TASK DESCRIPTION: Copy each line that contains the string "this".

◆ ◆ ◆ ◆

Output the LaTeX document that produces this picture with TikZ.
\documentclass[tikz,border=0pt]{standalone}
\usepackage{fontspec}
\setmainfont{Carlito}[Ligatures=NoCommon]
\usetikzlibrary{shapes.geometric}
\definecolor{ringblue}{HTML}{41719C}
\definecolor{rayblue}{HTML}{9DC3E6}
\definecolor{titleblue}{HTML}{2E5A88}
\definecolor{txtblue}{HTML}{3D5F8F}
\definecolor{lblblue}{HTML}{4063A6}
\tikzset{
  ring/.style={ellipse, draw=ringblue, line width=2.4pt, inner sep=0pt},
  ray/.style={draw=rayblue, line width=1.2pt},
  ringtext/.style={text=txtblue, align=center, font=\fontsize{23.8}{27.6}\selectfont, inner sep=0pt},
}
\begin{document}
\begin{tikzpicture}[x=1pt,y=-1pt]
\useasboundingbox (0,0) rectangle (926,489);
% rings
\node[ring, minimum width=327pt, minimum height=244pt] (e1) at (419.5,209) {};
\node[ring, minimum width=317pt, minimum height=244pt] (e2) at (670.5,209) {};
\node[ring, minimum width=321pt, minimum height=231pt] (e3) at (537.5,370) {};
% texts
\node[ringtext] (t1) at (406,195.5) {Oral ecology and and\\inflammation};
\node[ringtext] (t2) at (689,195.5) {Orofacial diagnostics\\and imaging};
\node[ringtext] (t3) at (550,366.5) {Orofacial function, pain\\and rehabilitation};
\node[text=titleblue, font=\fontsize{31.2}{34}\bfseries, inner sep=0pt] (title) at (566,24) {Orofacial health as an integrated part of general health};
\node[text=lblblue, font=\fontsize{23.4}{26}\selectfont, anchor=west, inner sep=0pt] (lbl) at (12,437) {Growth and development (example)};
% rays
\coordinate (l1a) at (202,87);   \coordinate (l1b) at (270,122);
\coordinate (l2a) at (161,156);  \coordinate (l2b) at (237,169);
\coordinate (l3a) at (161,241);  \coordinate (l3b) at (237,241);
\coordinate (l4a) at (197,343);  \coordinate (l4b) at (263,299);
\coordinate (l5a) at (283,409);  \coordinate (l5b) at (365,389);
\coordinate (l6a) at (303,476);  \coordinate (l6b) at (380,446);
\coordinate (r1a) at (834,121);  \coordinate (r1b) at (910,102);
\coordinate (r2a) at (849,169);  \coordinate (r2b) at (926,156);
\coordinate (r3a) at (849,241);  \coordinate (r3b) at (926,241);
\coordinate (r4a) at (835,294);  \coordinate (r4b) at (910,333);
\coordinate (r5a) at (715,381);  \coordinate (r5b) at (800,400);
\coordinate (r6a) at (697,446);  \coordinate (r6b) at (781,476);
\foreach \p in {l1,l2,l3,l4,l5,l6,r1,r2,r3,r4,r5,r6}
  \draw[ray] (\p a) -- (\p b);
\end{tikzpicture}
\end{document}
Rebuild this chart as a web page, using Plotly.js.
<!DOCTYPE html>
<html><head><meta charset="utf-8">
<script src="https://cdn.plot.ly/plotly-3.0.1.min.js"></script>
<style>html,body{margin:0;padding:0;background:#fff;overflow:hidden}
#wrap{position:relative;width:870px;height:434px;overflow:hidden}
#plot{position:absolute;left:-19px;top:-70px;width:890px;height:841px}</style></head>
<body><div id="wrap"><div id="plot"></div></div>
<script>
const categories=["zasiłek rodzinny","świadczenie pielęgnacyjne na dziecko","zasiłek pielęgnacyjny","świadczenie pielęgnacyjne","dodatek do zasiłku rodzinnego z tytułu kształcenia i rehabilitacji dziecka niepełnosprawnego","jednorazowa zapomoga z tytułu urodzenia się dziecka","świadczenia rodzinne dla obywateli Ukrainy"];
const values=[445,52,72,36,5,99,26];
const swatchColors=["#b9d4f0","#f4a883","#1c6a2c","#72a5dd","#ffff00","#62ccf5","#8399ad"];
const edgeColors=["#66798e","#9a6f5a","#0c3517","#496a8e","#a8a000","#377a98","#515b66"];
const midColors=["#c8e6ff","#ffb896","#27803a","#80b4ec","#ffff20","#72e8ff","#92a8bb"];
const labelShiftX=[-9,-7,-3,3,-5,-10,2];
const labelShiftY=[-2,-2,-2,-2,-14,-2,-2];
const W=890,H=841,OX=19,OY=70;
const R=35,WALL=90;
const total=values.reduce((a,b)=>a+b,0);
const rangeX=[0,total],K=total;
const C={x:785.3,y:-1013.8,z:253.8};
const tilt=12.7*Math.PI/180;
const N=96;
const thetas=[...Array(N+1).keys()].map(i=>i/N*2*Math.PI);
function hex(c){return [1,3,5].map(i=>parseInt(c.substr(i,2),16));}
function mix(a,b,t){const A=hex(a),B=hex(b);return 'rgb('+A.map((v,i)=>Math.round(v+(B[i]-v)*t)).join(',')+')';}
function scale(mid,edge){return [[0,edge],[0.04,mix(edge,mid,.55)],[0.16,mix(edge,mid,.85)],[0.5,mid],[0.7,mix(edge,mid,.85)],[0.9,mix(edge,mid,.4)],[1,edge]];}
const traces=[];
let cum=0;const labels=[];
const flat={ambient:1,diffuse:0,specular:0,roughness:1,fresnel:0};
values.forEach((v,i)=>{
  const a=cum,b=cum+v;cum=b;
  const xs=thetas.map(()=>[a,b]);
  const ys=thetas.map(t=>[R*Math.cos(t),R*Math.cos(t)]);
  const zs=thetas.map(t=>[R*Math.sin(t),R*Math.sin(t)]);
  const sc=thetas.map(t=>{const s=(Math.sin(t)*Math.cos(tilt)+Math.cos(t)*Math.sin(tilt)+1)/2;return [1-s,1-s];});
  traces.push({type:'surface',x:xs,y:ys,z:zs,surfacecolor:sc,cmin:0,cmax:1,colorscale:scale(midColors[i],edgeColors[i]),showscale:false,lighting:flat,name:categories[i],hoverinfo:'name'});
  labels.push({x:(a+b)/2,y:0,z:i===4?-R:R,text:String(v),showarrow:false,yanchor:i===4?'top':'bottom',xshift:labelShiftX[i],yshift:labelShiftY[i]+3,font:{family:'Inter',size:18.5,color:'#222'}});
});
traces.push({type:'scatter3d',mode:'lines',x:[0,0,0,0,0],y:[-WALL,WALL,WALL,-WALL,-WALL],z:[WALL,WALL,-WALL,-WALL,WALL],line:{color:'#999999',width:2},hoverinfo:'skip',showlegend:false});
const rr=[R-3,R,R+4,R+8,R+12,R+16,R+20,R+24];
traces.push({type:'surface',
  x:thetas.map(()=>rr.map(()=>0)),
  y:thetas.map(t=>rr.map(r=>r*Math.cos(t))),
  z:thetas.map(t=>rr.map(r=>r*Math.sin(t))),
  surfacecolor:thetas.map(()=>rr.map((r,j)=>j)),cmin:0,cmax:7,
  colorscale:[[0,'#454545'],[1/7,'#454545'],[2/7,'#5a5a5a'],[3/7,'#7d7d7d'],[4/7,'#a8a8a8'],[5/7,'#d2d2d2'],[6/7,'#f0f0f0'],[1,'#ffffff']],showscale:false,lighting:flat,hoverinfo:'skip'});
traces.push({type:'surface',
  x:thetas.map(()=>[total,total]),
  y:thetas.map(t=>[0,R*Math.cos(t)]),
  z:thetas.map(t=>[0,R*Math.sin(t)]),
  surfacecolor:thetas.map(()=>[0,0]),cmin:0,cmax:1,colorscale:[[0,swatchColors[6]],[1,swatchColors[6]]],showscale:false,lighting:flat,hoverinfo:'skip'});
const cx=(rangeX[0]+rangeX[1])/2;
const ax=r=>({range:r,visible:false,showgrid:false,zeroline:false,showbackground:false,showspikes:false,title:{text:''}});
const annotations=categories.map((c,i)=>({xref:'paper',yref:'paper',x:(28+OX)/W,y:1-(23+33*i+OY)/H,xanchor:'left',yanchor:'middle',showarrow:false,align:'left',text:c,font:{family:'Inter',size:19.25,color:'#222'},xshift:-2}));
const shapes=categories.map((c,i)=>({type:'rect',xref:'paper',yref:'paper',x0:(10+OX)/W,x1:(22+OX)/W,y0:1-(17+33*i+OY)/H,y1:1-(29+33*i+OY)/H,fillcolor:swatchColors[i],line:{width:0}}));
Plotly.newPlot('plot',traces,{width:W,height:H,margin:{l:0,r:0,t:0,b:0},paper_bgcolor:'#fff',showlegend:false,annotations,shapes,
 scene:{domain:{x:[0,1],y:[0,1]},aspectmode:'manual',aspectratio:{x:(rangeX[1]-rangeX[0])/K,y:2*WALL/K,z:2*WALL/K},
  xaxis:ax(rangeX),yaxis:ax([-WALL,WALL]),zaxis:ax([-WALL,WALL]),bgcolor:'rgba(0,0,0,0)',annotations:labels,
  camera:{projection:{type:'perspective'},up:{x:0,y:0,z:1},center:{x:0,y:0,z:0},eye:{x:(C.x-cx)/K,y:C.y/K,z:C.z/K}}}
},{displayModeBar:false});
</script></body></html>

◆ ◆ ◆ ◆

WORKED ANSWER:
Output the LaTeX document that produces this picture with TikZ.
Rebuild this chart as a web page, using Plotly.js.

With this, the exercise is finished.